SHORT EXERCISE: Extract every line of the material that holds the string "chart".

COLLECTED MATERIAL:
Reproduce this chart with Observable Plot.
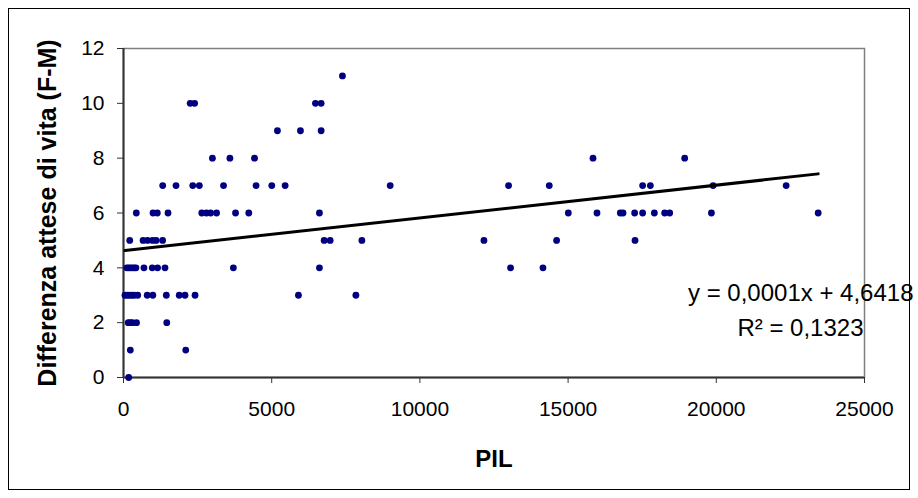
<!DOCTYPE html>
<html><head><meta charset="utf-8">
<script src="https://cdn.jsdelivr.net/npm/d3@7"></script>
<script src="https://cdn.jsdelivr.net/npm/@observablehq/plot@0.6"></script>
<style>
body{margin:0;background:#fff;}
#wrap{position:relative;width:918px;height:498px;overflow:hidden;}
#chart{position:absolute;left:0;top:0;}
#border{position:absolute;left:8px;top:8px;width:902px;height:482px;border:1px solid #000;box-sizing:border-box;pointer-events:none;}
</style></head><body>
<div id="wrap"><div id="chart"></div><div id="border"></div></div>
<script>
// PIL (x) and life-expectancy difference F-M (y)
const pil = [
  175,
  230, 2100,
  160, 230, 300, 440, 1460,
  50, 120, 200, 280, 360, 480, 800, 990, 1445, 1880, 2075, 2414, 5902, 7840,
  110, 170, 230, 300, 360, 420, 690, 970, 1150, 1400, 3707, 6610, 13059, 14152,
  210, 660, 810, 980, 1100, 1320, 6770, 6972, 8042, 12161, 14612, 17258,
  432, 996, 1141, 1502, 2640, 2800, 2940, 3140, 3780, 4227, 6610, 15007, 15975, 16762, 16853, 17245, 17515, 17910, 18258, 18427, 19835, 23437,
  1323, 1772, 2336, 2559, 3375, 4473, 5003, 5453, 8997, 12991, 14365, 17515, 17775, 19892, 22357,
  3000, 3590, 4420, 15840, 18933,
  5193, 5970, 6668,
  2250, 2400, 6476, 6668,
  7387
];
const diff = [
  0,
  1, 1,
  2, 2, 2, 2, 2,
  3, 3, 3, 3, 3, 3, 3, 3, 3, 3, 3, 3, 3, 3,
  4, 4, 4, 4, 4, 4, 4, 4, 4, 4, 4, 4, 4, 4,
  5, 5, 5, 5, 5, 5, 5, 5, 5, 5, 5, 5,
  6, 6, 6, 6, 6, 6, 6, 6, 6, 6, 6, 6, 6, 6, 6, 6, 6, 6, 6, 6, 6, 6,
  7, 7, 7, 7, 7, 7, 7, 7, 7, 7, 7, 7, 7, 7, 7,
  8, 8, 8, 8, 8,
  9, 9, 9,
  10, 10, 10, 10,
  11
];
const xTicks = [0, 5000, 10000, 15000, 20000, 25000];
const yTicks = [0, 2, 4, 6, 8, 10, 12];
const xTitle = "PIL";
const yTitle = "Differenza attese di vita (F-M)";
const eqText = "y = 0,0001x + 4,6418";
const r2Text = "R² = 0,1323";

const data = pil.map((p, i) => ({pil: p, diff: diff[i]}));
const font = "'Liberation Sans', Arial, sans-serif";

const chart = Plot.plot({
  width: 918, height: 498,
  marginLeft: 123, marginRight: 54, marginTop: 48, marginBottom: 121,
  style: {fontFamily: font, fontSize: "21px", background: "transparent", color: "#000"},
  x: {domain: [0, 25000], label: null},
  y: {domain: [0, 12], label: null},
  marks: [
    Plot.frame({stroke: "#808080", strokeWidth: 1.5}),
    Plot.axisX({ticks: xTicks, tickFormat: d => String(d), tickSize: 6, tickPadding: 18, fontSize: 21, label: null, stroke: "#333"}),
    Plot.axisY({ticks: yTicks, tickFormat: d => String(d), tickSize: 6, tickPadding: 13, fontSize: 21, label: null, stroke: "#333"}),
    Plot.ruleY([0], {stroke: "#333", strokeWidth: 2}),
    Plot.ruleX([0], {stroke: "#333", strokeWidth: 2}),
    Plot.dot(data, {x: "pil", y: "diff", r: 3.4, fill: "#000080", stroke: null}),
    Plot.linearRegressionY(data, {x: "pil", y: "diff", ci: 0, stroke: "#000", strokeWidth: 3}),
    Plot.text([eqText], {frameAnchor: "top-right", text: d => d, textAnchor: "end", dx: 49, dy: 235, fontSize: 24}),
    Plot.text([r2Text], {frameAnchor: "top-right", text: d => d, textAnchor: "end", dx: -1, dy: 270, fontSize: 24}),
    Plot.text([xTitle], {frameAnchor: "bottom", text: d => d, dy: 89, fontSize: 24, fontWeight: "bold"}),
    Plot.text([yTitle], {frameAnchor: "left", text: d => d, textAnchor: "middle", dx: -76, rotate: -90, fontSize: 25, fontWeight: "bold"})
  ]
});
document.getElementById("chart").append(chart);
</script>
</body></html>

RESULT OF THE EXERCISE:
Reproduce this chart with Observable Plot.
#chart{position:absolute;left:0;top:0;}
<div id="wrap"><div id="chart"></div><div id="border"></div></div>
const chart = Plot.plot({
document.getElementById("chart").append(chart);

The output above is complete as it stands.